There are some occasions when good advice can be measured financially. We have recently dealt with a case where, when discussing a Will and estate planning for a client, we uncovered errors in the administration a relative’s estate, several years earlier, when the family in question had not sought legal advice. Those errors resulted in an overpayment of Capital Gains Tax to the tune of £20,000.  Two thirds of that money has now been reclaimed from HM Revenue & Customs, with the rest due soon.

Aside from occasions where the value can be easily quantified, why else might it be a good idea to get legal advice? As solicitors, we are regulated and insured, both of which are important. However, the main benefit of getting legal advice is that most solicitors have a wide knowledge and experience of the law, and understand the complexities of it.

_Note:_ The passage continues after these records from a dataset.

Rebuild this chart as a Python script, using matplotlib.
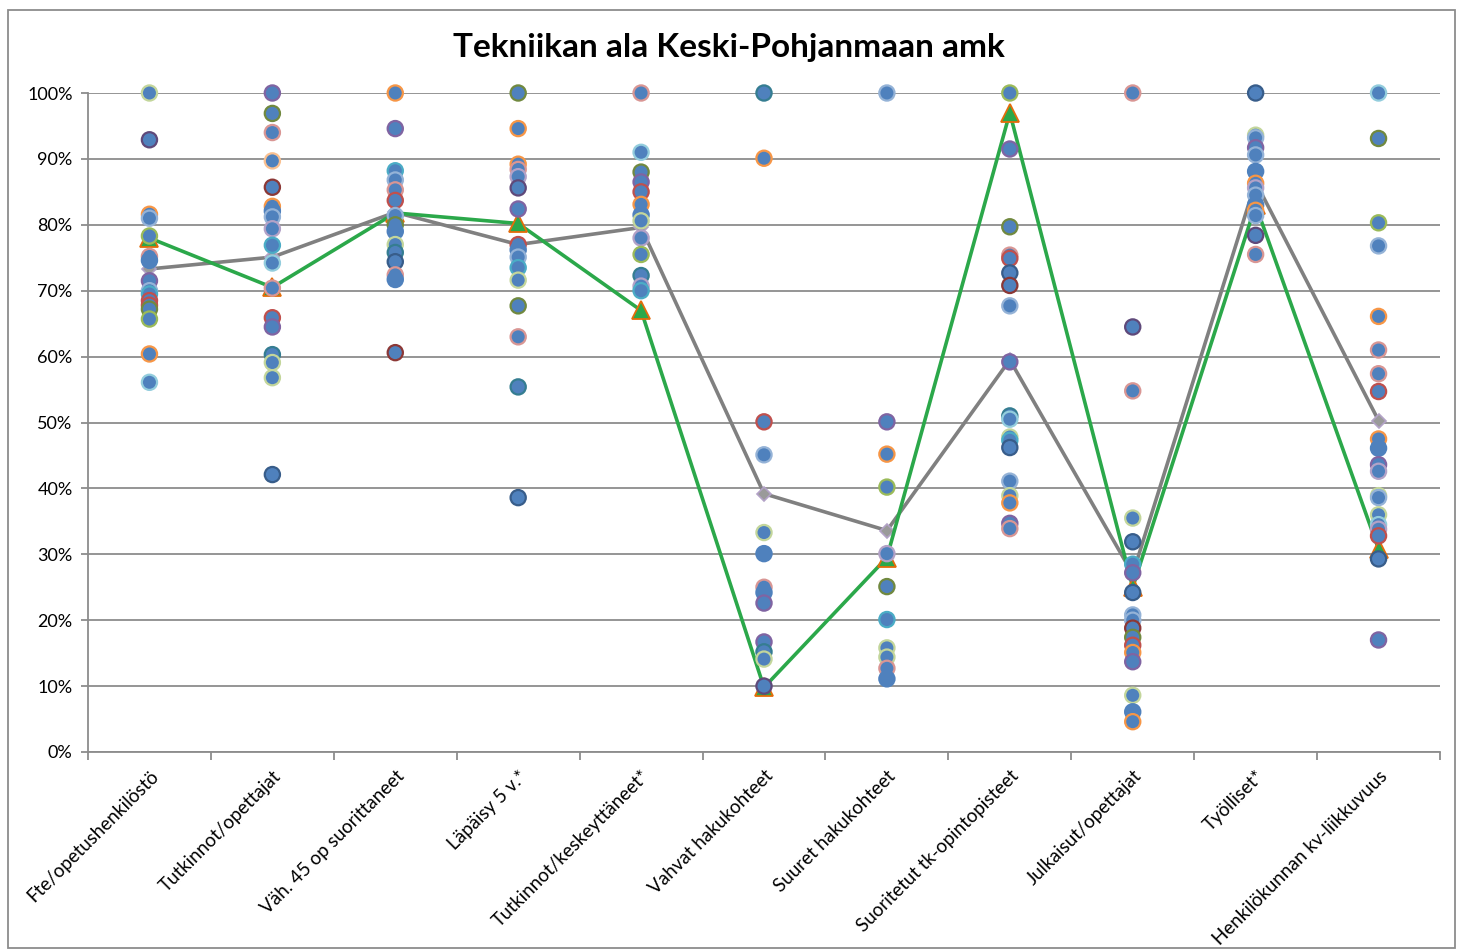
import matplotlib
matplotlib.use("Agg")
import matplotlib.pyplot as plt
from matplotlib.patches import Rectangle
from matplotlib.ticker import FuncFormatter, FixedLocator

plt.rcParams['font.family'] = ['Lato', 'DejaVu Sans']

categories = ["Fte/opetushenkilöstö", "Tutkinnot/opettajat", "Väh. 45 op suorittaneet",
              "Läpäisy 5 v.*", "Tutkinnot/keskeyttäneet*", "Vahvat hakukohteet",
              "Suuret hakukohteet", "Suoritetut tk-opintopisteet", "Julkaisut/opettajat",
              "Työlliset*", "Henkilökunnan kv-liikkuvuus"]

# other schools' values per category (%)
c1 = [100, 92.9, 81.6, 81.0, 78.3, 75.2, 74.6, 71.5, 70.0, 69.5, 68.5, 67.8, 67.2, 65.7, 60.4, 56.1]
c2 = [100, 96.9, 94.0, 89.7, 85.7, 82.8, 82.1, 81.2, 79.4, 76.9, 74.2, 70.4, 65.9, 64.5, 60.3, 59.1, 56.8, 42.1]
c3 = [100, 94.6, 88.2, 86.8, 85.3, 83.7, 81.4, 80.0, 79.0, 77.0, 75.8, 74.4, 72.4, 71.7, 60.6]
c4 = [100, 94.6, 89.2, 88.4, 87.3, 85.6, 82.4, 77.0, 76.2, 75.1, 73.5, 71.6, 67.7, 63.0, 55.4, 38.6]
c5 = [100, 91.0, 88.0, 86.5, 85.0, 83.1, 81.5, 80.6, 78.0, 75.5, 72.3, 70.7, 70.0]
c6 = [100, 90.1, 50.1, 45.1, 33.3, 30.1, 25.0, 24.2, 22.6, 16.7, 15.2, 14.1, 10.0]
c7 = [100, 50.1, 45.2, 40.2, 30.1, 25.1, 20.1, 15.8, 14.4, 12.7, 11.1]
c8 = [100, 91.5, 79.7, 75.4, 74.9, 72.7, 70.8, 67.7, 59.2, 51.0, 50.5, 47.8, 47.3, 46.2, 41.1, 38.9, 37.8, 34.7, 33.9]
c9 = [100, 64.5, 54.8, 35.5, 31.9, 28.5, 27.2, 24.2, 20.8, 20.0, 18.8, 17.4, 16.2, 15.1, 13.7, 8.6, 6.1, 4.6]
c10 = [100, 93.6, 93.2, 91.7, 90.6, 88.1, 86.3, 85.6, 84.5, 83.0, 82.2, 81.4, 78.4, 75.5]
c11 = [100, 93.1, 80.3, 76.8, 66.1, 61.0, 57.4, 54.7, 47.5, 46.1, 43.6, 42.6, 38.9, 38.6, 36.0, 34.5, 33.8, 32.8, 29.3, 17.0]
others = [c1, c2, c3, c4, c5, c6, c7, c8, c9, c10, c11]

# edge colour keys for the dots
e1 = "LG DP O LB G PK B P LB A R R OL G O LA".split()
e2 = "P OL PK LO DR O B LB LP A LA PK R P DA LG LG DB".split()
e3 = "O P A LB PK R LB OL B LG DA DB PK B DR".split()
e4 = "OL O O PK LP DP P R B LB A LG OL PK DA DB".split()
e5 = "PK LA OL P R O B LG LP G DA LP A".split()
e6 = "DA O R LB LG B PK B P P DA LG DP".split()
e7 = "LB P O G LP OL A LG LG PK B".split()
e8 = "G P OL PK R DB DR LB P DA LA LG A DB LB LG O P PK".split()
e9 = "PK DP PK LG DB A P DB LB LB DR OL R O P LG B O".split()
e10 = "DB LG LB P LB B O LP LB B O LB DP PK".split()
e11 = "LA OL G LB O PK PK R O B P LP LG LB LG LA LP R DB P".split()
edges = [e1, e2, e3, e4, e5, e6, e7, e8, e9, e10, e11]

school = [78.0, 70.5, 81.8, 80.2, 67.0, 9.8, 29.5, 97.0, 25.0, 83.0, 30.8]
average = [73.3, 75.1, 81.9, 77.0, 79.6, 39.2, 33.6, 59.5, 27.0, 86.5, 50.3]

palette = {"B": "#4F81BD", "DB": "#385D8A", "R": "#C0504D", "DR": "#8C3836",
           "G": "#9BBB59", "OL": "#71893F", "P": "#8064A2", "DP": "#5F497A",
           "A": "#4BACC6", "DA": "#357D91", "O": "#F79646", "LB": "#95B3D7",
           "PK": "#D99694", "LG": "#C3D69B", "LP": "#B3A2C7", "LA": "#93CDDD",
           "LO": "#FAC090"}

fig = plt.figure(figsize=(14.57, 9.5), dpi=100)
ax = fig.add_axes([88/1457, 1-752/950, (1440-88)/1457, (752-93)/950])

x = list(range(len(categories)))

ax.plot(x, average, color="#808080", lw=2.6, marker="D", ms=7,
        mfc="#9A9A9A", mec="#B3A2C7", mew=1.2, zorder=3, clip_on=False)
ax.plot(x, school, color="#2BA84A", lw=2.6, marker="^", ms=13,
        mfc="#2BA84A", mec="#E46C0A", mew=1.3, zorder=3, clip_on=False)

for i, (vals, ecs) in enumerate(zip(others, edges)):
    ax.scatter([i]*len(vals), vals, s=120, c="#4F81BD",
               edgecolors=[palette[k] for k in ecs], linewidths=1.6, zorder=4,
               clip_on=False)

ax.set_xlim(-0.5, len(categories)-0.5)
ax.set_ylim(0, 100)
ax.set_yticks(range(0, 101, 10))
ax.yaxis.set_major_formatter(FuncFormatter(lambda v, p: f"{int(v)}%"))
ax.grid(axis="y", color="#8C8C8C", lw=1.3)
ax.set_axisbelow(True)

ax.set_xticks(x)
ax.set_xticklabels(categories, rotation=45, ha="right", va="top",
                   rotation_mode="anchor", fontsize=13.5)
ax.xaxis.set_minor_locator(FixedLocator([i - 0.5 for i in range(len(categories)+1)]))
ax.tick_params(axis="x", which="major", length=0, pad=11)
ax.tick_params(axis="x", which="minor", length=6, color="#8C8C8C", width=1.3)
ax.tick_params(axis="y", length=5, color="#8C8C8C", width=1.3, labelsize=13, pad=6)

for s in ["top", "right"]:
    ax.spines[s].set_visible(False)
for s in ["left", "bottom"]:
    ax.spines[s].set_color("#8C8C8C")
    ax.spines[s].set_linewidth(1.3)

fig.text(0.5, 1-48/950, "Tekniikan ala Keski-Pohjanmaan amk", ha="center", va="center",
         fontsize=24, fontweight="bold")

fig.patches.append(Rectangle((8/1457, 2/950), 1447/1457, 938/950,
                             transform=fig.transFigure, fill=False,
                             edgecolor="#8C8C8C", lw=1.3))

fig.savefig("out.png", dpi=100)
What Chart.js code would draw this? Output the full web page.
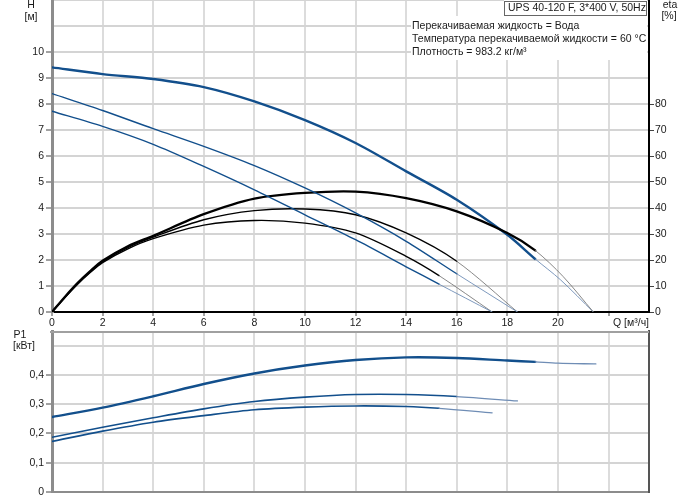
<!DOCTYPE html>
<html><head><meta charset="utf-8">
<script src="https://cdn.jsdelivr.net/npm/chart.js@4"></script>
<style>
html,body{margin:0;padding:0;background:#fff;}
#wrap{position:relative;width:691px;height:500px;overflow:hidden;}
#c1{position:absolute;left:0;top:0;width:691px;height:330px;}
#c2{position:absolute;left:0;top:330px;width:691px;height:170px;}
</style></head><body>
<div id="wrap">
<canvas id="c1" width="691" height="330"></canvas>
<canvas id="c2" width="691" height="170"></canvas>
</div>
<script>
const FONT = '"Liberation Sans", Arial, sans-serif';
const FSIZE = 10.5;
const BLUE = '#124f8c';
const BLUE_THIN = '#6f8db5';
const BLACK_THIN = '#7a7a7a';
const TXT = '#1a1a1a';

// tick values
const qTicks = [0,2,4,6,8,10,12,14,16,18,20,22];
const hTicks = [0,1,2,3,4,5,6,7,8,9,10,11,12];
const etaTicks = [0,10,20,30,40,50,60,70,80,90,100,110,120];
const pTicks = [0,0.1,0.2,0.3,0.4,0.5];

// Q-H curves (speed 3, 2, 1)
const qH3 = [0,2,4,6,8,10,12,14,16,18,19.1,20.1,21.4];
const h3  = [9.41,9.15,8.96,8.65,8.10,7.38,6.50,5.41,4.32,2.97,2.04,1.24,0];
const qH2 = [0,2,4,6,8,10,12,14,16,18.4];
const h2  = [8.40,7.75,7.05,6.37,5.63,4.77,3.81,2.72,1.47,0];
const qH1 = [0,2,4,6,8,10,12,14,15.3,17.4];
const h1  = [7.72,7.14,6.45,5.60,4.70,3.74,2.78,1.74,1.07,0];

// efficiency curves
const qE3 = [0,0.5,1,1.5,2,3,4,6,8,10,12,14,16,18,19.1,20.2,21.4];
const e3  = [0,5.7,11.0,15.6,19.7,25.3,29.3,37.6,43.6,45.8,46.3,43.8,38.7,30.4,23.7,13.7,0];
const qE2 = [0,0.5,1,1.5,2,3,4,6,8,10,12,14,16,18.4];
const e2  = [0,5.6,10.8,15.4,19.4,24.8,28.8,35.5,39.0,39.6,37.4,30.4,19.5,0];
const qE1 = [0,0.5,1,1.5,2,3,4,6,8,10,12,14,15.3,17.4];
const e1  = [0,5.5,10.6,15.1,19.0,24.3,28.2,33.4,35.2,34.2,30.4,21.4,14.0,0];

// power curves
const qP3 = [0,2,4,6,8,10,12,14,16,18,19.1,20,21.5];
const p3  = [0.256,0.288,0.327,0.369,0.405,0.432,0.451,0.460,0.458,0.449,0.4445,0.440,0.4375];
const qP2 = [0,2,4,6,8,10,12,14,16,18.4];
const p2  = [0.187,0.2215,0.2535,0.284,0.309,0.324,0.333,0.333,0.326,0.311];
const qP1 = [0,2,4,6,8,10,12,14,15.3,17.4];
const p1  = [0.173,0.208,0.2385,0.261,0.281,0.290,0.294,0.292,0.286,0.2705];

// end of the solid (operating) part of each speed curve
const opEnd3 = 19.1, opEnd2 = 16.0, opEnd1 = 15.3;

const titleText = 'UPS 40-120 F, 3*400 V, 50Hz';
const infoLines = ['Перекачиваемая жидкость = Вода','Температура перекачиваемой жидкости = 60 °C','Плотность = 983.2 кг/м³'];

const TR = 'rgba(0,0,0,0)';
function pts(xs, ys){ return xs.map((x,i)=>({x:x, y:ys[i]})); }
function curve(xs, ys, color, width, thinColor, thinWidth, end, axis){
  return {
    data: pts(xs, ys), yAxisID: axis, borderColor: color, borderWidth: width,
    pointRadius: 0, pointHoverRadius: 0, fill: false, tension: 0.3,
    borderCapStyle: 'round', borderJoinStyle: 'round',
    segment: {
      borderWidth: c => c.p0.parsed.x >= end - 1e-6 ? thinWidth : width,
      borderColor: c => c.p0.parsed.x >= end - 1e-6 ? thinColor : color
    }
  };
}
const tickFont = {family: FONT, size: FSIZE};

const topTexts = {
  id: 'topTexts',
  afterDraw(chart){
    const ctx = chart.ctx; ctx.save();
    ctx.font = FSIZE + 'px ' + FONT; ctx.fillStyle = TXT;
    ctx.textAlign = 'center'; ctx.textBaseline = 'middle';
    ctx.fillText('H', 31, 5); ctx.fillText('[м]', 31, 17);
    ctx.fillText('eta', 670, 5); ctx.fillText('[%]', 669, 16);
    ctx.textAlign = 'left';
    ctx.fillText('Q [м³/ч]', 613, 323);
    ctx.fillStyle = '#fff';
    ctx.fillRect(411, 16, 236, 44);
    ctx.fillRect(504, 0, 143, 16);
    ctx.strokeStyle = '#666'; ctx.lineWidth = 1;
    ctx.strokeRect(504.5, 1.5, 142, 14);
    ctx.fillStyle = TXT;
    ctx.fillText(titleText, 508, 8.5);
    ctx.fillText(infoLines[0], 412, 26);
    ctx.fillText(infoLines[1], 412, 39);
    ctx.fillText(infoLines[2], 412, 52);
    ctx.restore();
  }
};

new Chart(document.getElementById('c1'), {
  type: 'line',
  data: { datasets: [
    curve(qH1, h1, BLUE, 1.4, BLUE_THIN, 0.9, opEnd1, 'y'),
    curve(qH2, h2, BLUE, 1.4, BLUE_THIN, 0.9, opEnd2, 'y'),
    curve(qE1, e1, '#000', 1.4, BLACK_THIN, 0.9, opEnd1, 'eta'),
    curve(qE2, e2, '#000', 1.4, BLACK_THIN, 0.9, opEnd2, 'eta'),
    curve(qE3, e3, '#000', 2.4, BLACK_THIN, 0.9, opEnd3, 'eta'),
    curve(qH3, h3, BLUE, 2.4, BLUE_THIN, 0.9, opEnd3, 'y')
  ]},
  options: {
    responsive: false, animation: false, devicePixelRatio: 1,
    layout: {padding: 0},
    plugins: {legend: {display: false}, tooltip: {enabled: false}},
    scales: {
      x: {
        type: 'linear', min: 0, max: 23.6,
        afterBuildTicks: s => { s.ticks = qTicks.map(v => ({value: v})); },
        ticks: {callback: v => v === 22 ? '' : String(v), font: tickFont, color: TXT, padding: 1, maxRotation: 0, autoSkip: false},
        grid: {color: c => (c.tick && c.tick.value === 0) ? TR : '#dcdcdc', lineWidth: 2, tickLength: 4, tickColor: '#444', tickWidth: 1},
        border: {color: '#000', width: 2},
        afterFit: s => { s.height = 18; s.paddingLeft = 0; s.paddingRight = 0; }
      },
      y: {
        position: 'left', min: 0, max: 12,
        afterBuildTicks: s => { s.ticks = hTicks.map(v => ({value: v})); },
        ticks: {callback: v => v > 10 ? '' : String(v), font: tickFont, color: TXT, padding: 2, autoSkip: false},
        grid: {color: c => (c.tick && c.tick.value === 0) ? TR : '#d4d4d4', lineWidth: 2, tickLength: 6,
               tickColor: c => (c.tick && c.tick.value > 10) ? TR : '#444', tickWidth: 1},
        border: {color: '#8c8c8c', width: 3},
        afterFit: s => { s.width = 52; s.paddingTop = 0; s.paddingBottom = 0; }
      },
      eta: {
        position: 'right', min: 0, max: 120,
        afterBuildTicks: s => { s.ticks = etaTicks.map(v => ({value: v})); },
        ticks: {callback: v => v > 80 ? '' : String(v), font: tickFont, color: TXT, padding: 1, autoSkip: false},
        grid: {drawOnChartArea: false, tickLength: 5, tickColor: c => (c.tick && c.tick.value > 80) ? TR : '#444', tickWidth: 1},
        border: {color: '#000', width: 2},
        afterFit: s => { s.width = 42; s.paddingTop = 0; s.paddingBottom = 0; }
      }
    }
  },
  plugins: [topTexts]
});

const bottomTexts = {
  id: 'bottomTexts',
  afterDraw(chart){
    const ctx = chart.ctx, a = chart.chartArea; ctx.save();
    ctx.strokeStyle = '#a0a0a0'; ctx.lineWidth = 2;
    ctx.beginPath(); ctx.moveTo(a.left - 2, a.top + 1); ctx.lineTo(a.right, a.top + 1); ctx.stroke();
    ctx.font = FSIZE + 'px ' + FONT; ctx.fillStyle = TXT;
    ctx.textAlign = 'center'; ctx.textBaseline = 'middle';
    ctx.fillText('P1', 20, 5); ctx.fillText('[кВт]', 24, 16);
    ctx.restore();
  }
};

new Chart(document.getElementById('c2'), {
  type: 'line',
  data: { datasets: [
    curve(qP1, p1, BLUE, 1.6, BLUE_THIN, 1.2, opEnd1, 'y'),
    curve(qP2, p2, BLUE, 1.6, BLUE_THIN, 1.2, opEnd2, 'y'),
    curve(qP3, p3, BLUE, 2.4, BLUE_THIN, 1.3, opEnd3, 'y')
  ]},
  options: {
    responsive: false, animation: false, devicePixelRatio: 1,
    layout: {padding: {top: 1, left: 0, right: 0, bottom: 0}},
    plugins: {legend: {display: false}, tooltip: {enabled: false}},
    scales: {
      x: {
        type: 'linear', min: 0, max: 23.6,
        afterBuildTicks: s => { s.ticks = qTicks.map(v => ({value: v})); },
        ticks: {display: false},
        grid: {color: c => (c.tick && c.tick.value === 0) ? TR : '#dcdcdc', lineWidth: 2, drawTicks: false},
        border: {color: '#8c8c8c', width: 2},
        afterFit: s => { s.height = 8; s.paddingLeft = 0; s.paddingRight = 0; }
      },
      y: {
        position: 'left', min: 0, max: 0.55,
        afterBuildTicks: s => { s.ticks = pTicks.map(v => ({value: v})); },
        ticks: {callback: v => v > 0.45 ? '' : (v === 0 ? '0' : v.toFixed(1).replace('.', ',')), font: tickFont, color: TXT, padding: 2, autoSkip: false},
        grid: {color: c => (c.tick && c.tick.value === 0) ? TR : '#d4d4d4', lineWidth: 2, tickLength: 6,
               tickColor: c => (c.tick && c.tick.value > 0.45) ? TR : '#444', tickWidth: 1},
        border: {color: '#8c8c8c', width: 3},
        afterFit: s => { s.width = 52; s.paddingTop = 0; s.paddingBottom = 0; }
      },
      y2: {
        position: 'right', min: 0, max: 0.55,
        ticks: {display: false},
        grid: {drawOnChartArea: false, drawTicks: false},
        border: {color: '#555', width: 2},
        afterFit: s => { s.width = 42; s.paddingTop = 0; s.paddingBottom = 0; }
      }
    }
  },
  plugins: [bottomTexts]
});
</script>
</body></html>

It can take a lot of time and effort to research a topic by yourself, or to find a suitably experienced person to assist with preparing a document or advising on a particular situation; and even then, how do you know that you have all the relevant information? This is where knowledge and experience come in. The value is not simply in being able to produce a legal document; we use our experience to raise issues that you might not have thought about, and possibly advise on a better way of reaching your goal. We might also spot opportunities to reduce your tax bill. Getting good advice may not always result in immediate financial benefit, but it can certainly help prevent future loss.

For example:

  • Having a Will can save a huge amount of time and money when it comes to administering your estate; more importantly, it makes a difficult job easier for your loved ones. Having a Will drawn up by a professional can reduce the risk of it being challenged after your death.
  • If you’re buying a house with someone, and contributing unequal amounts of money, it’s important to put a Deed of Trust in place to protect your share of the property.
  • Setting up a Lasting Power of Attorney can prevent an unnecessary court application (and a lot of wasted money) if you lose mental capacity.
  • Getting help from a solicitor when a loved one has passed away can ease the burden and helps you navigate the complex tax issues that can arise after death.

In all the above situations, there will come a time when it is too late to fix any problems, so the sooner you call a solicitor the better. By and large, everyone needs a Will, so that is a good place to start.